I don’t remember much about the sermon except for the refrain: “God loves you no matter what!” The preacher’s perfectly executed contemporary outfit (Black Tee-Shirt with Blue Jeans) was matched with a consistently dynamic smile throughout the message. I wanted some of whatever he was having.
After another dose of positive and uplifting music to close out the service, we were all dismissed to re-enter the world. I stood in the back watching the people neatly file out of the gymnasium, observing sporadic examples of fellowship between people. In the corner I noticed an older woman, clearly frustrated with something, and trying to vent her frustrations to those around her. When it became clear that no one was listening to her, I walked over to ask if something was wrong. “I can’t stand services like this!” she nearly shouted, “Its just too happy!” And with that she threw her complimentary coffee in the trash, and left the building.

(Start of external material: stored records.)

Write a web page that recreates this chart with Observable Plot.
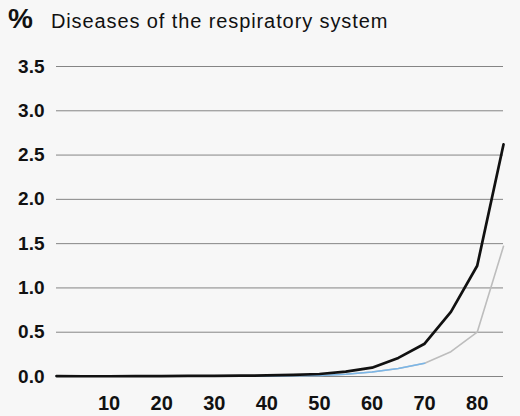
<!DOCTYPE html>
<html>
<head>
<meta charset="utf-8">
<script src="https://cdn.jsdelivr.net/npm/d3@7"></script>
<script src="https://cdn.jsdelivr.net/npm/@observablehq/plot@0.6"></script>
<style>
  html, body { margin: 0; padding: 0; background: #f7f7f7; }
  #wrap { width: 520px; height: 416px; position: relative; overflow: hidden; background: #f7f7f7; }
  #title { position: absolute; left: 8px; top: 3px; height: 36px; white-space: nowrap; font-family: "Liberation Sans", Arial, sans-serif; color: #111; }
  #title .pct { font-weight: bold; font-size: 28px; vertical-align: baseline; }
  #title .txt { font-size: 20px; margin-left: 18px; letter-spacing: 0.9px; }
  #chart { position: absolute; left: 0; top: 40px; }
</style>
</head>
<body>
<div id="wrap">
  <div id="title"><span class="pct">%</span><span class="txt">Diseases of the respiratory system</span></div>
  <div id="chart"></div>
</div>
<script>
const ages = [0, 5, 10, 15, 20, 25, 30, 35, 40, 45, 50, 55, 60, 65, 70, 75, 80, 85];
const darkSeries = [0.005, 0.003, 0.003, 0.004, 0.005, 0.006, 0.007, 0.009, 0.012, 0.018, 0.028, 0.055, 0.10, 0.21, 0.37, 0.73, 1.25, 2.62];
const lightSeries = [0.003, 0.002, 0.002, 0.003, 0.003, 0.004, 0.004, 0.005, 0.006, 0.008, 0.012, 0.025, 0.05, 0.09, 0.15, 0.28, 0.50, 1.47];
const yTicks = [0, 0.5, 1, 1.5, 2, 2.5, 3, 3.5];
const xTicks = [10, 20, 30, 40, 50, 60, 70, 80];

const dark = ages.map((a, i) => ({age: a, v: darkSeries[i]}));
const light = ages.map((a, i) => ({age: a, v: lightSeries[i]}));
const lightLow = light.filter(d => d.age <= 70);

const chart = Plot.plot({
  width: 520,
  height: 376,
  marginLeft: 56,
  marginRight: 17,
  marginTop: 26,
  marginBottom: 40,
  style: {background: "transparent", fontFamily: "'Liberation Sans', Arial, sans-serif", color: "#111"},
  x: {domain: [0, 85]},
  y: {domain: [0, 3.5]},
  marks: [
    Plot.ruleY(yTicks, {stroke: "#858585", strokeWidth: 1}),
    Plot.axisY(yTicks, {tickSize: 0, tickPadding: 12, tickFormat: d => d.toFixed(1), fontSize: 19, fontWeight: "bold", label: null}),
    Plot.axisX(xTicks, {tickSize: 0, tickPadding: 19, fontSize: 20, fontWeight: "bold", label: null, style: {letterSpacing: "1px"}}),
    Plot.line(light, {x: "age", y: "v", stroke: "#bdbdbd", strokeWidth: 1.6}),
    Plot.line(lightLow, {x: "age", y: "v", stroke: "#7ab6e8", strokeWidth: 1.6}),
    Plot.line(dark, {x: "age", y: "v", stroke: "#111", strokeWidth: 2.7})
  ]
});
document.getElementById("chart").appendChild(chart);
</script>
</body>
</html>
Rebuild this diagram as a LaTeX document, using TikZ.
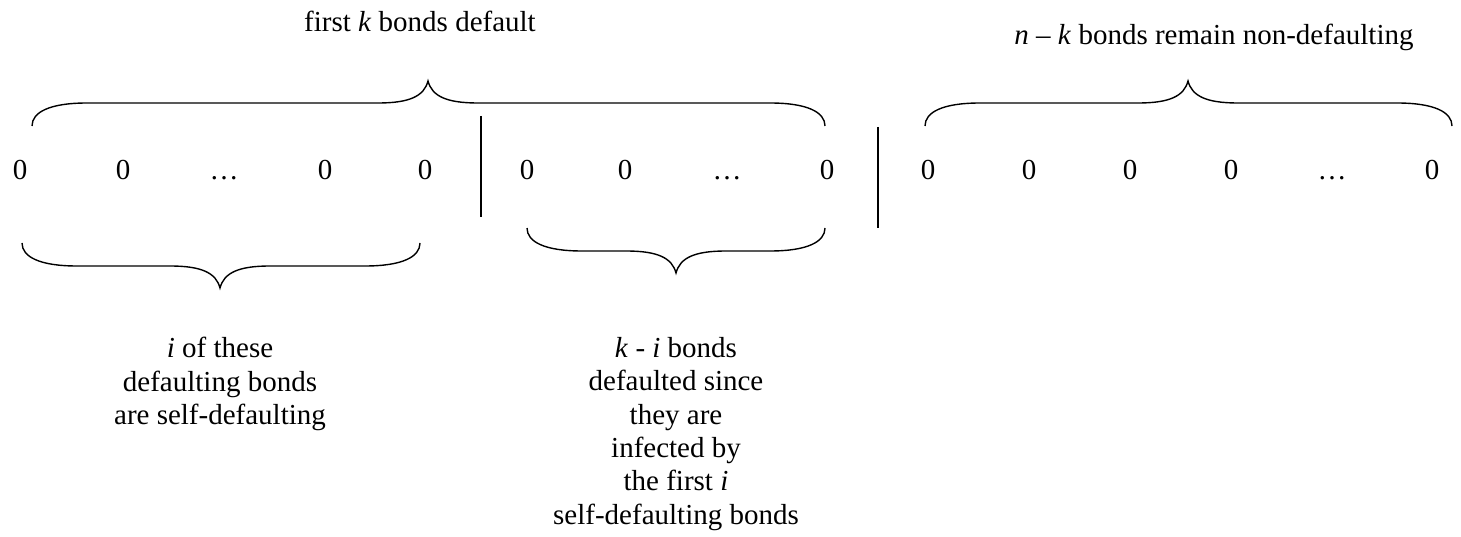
\documentclass[tikz,border=0pt]{standalone}
\usepackage{fontspec}
\setmainfont{Liberation Serif}
\newcommand{\wbrace}[5]{% x1, x2, xm, yend, dir (+1 down, -1 up)
  \draw[bracestyle] (#1,#4) .. controls (#1,{#4+#5*14}) and ({#1+18},{#4+#5*23}) .. ({#1+55},{#4+#5*23})
    -- ({#3-50},{#4+#5*23}) .. controls ({#3-18},{#4+#5*23}) and ({#3-4},{#4+#5*30}) .. (#3,{#4+#5*45})
    .. controls ({#3+4},{#4+#5*30}) and ({#3+18},{#4+#5*23}) .. ({#3+50},{#4+#5*23})
    -- ({#2-55},{#4+#5*23}) .. controls ({#2-18},{#4+#5*23}) and (#2,{#4+#5*14}) .. (#2,#4);}
\begin{document}
\begin{tikzpicture}[x=1pt,y=-1pt,
  every node/.style={font=\fontsize{29}{33.4}\selectfont, inner sep=0pt},
  digit/.style={anchor=base},
  label/.style={align=center},
  bracestyle/.style={line width=1.4pt},
  barstyle/.style={line width=2.4pt}]
\useasboundingbox (0,0) rectangle (1461,537);
% digits row
\foreach \nm/\x/\t in {a1/20/0,a2/123/0,a3/224/…,a4/325/0,a5/425/0,
                       b1/527/0,b2/625/0,b3/727/…,b4/827/0,
                       c1/928/0,c2/1029/0,c3/1130/0,c4/1231/0,c5/1332/…,c6/1432/0}
  \node[digit] (\nm) at (\x,180) {\t};
% separators
\coordinate (s1t) at (481,116); \coordinate (s1b) at (481,217);
\coordinate (s2t) at (878,127); \coordinate (s2b) at (878,228);
\draw[barstyle] (s1t) -- (s1b);
\draw[barstyle] (s2t) -- (s2b);
% braces
\wbrace{32}{825}{428}{126}{-1}
\wbrace{925}{1452}{1188}{126}{-1}
\wbrace{22}{420}{220}{243}{1}
\wbrace{527}{825}{676}{228}{1}
% labels
\node[anchor=base] (top1) at (420,32) {first \textit{k} bonds default};
\node[anchor=base] (top2) at (1214,45) {\textit{n} – \textit{k} bonds remain non-defaulting};
\node[label,anchor=north] (bot1) at (220,337) {\textit{i} of these\\defaulting bonds\\are self-defaulting};
\node[label,anchor=north] (bot2) at (676,337) {\textit{k} - \textit{i} bonds\\defaulted since\\they are\\infected by\\the first \textit{i}\\self-defaulting bonds};
\end{tikzpicture}
\end{document}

Have you ever felt that way in worship? Have you noticed the abundance of smiling faces in worship, discovered the overwhelmingly uplifting nature of some hymns, all brought together with a happy and positive sermon delivered with three primary points? Have you ever felt suffocated by the amount of joy that some worship services attempt to produce?
Christian discipleship is not a blindly happy-go-lucky journey. There should be more time and focus in worship devoted to the suffering that is present in each of our lives (however small or large). The psalmist writes, “Out of the depth I cry to you, O Lord. Lord, hear my voice!” Sometimes, the most appropriate form of worship is clenching your fists and shouting out those same words.
So, do not be conformed to the ways of so many churches that appear to say that happiness is a requirement for discipleship. If you are deep in one of the valleys of life right now, I encourage you to cry out to God. If you are on one of the mountaintops of life right now, open your eyes to the needs of those around you, and make God’s presence known through your actions.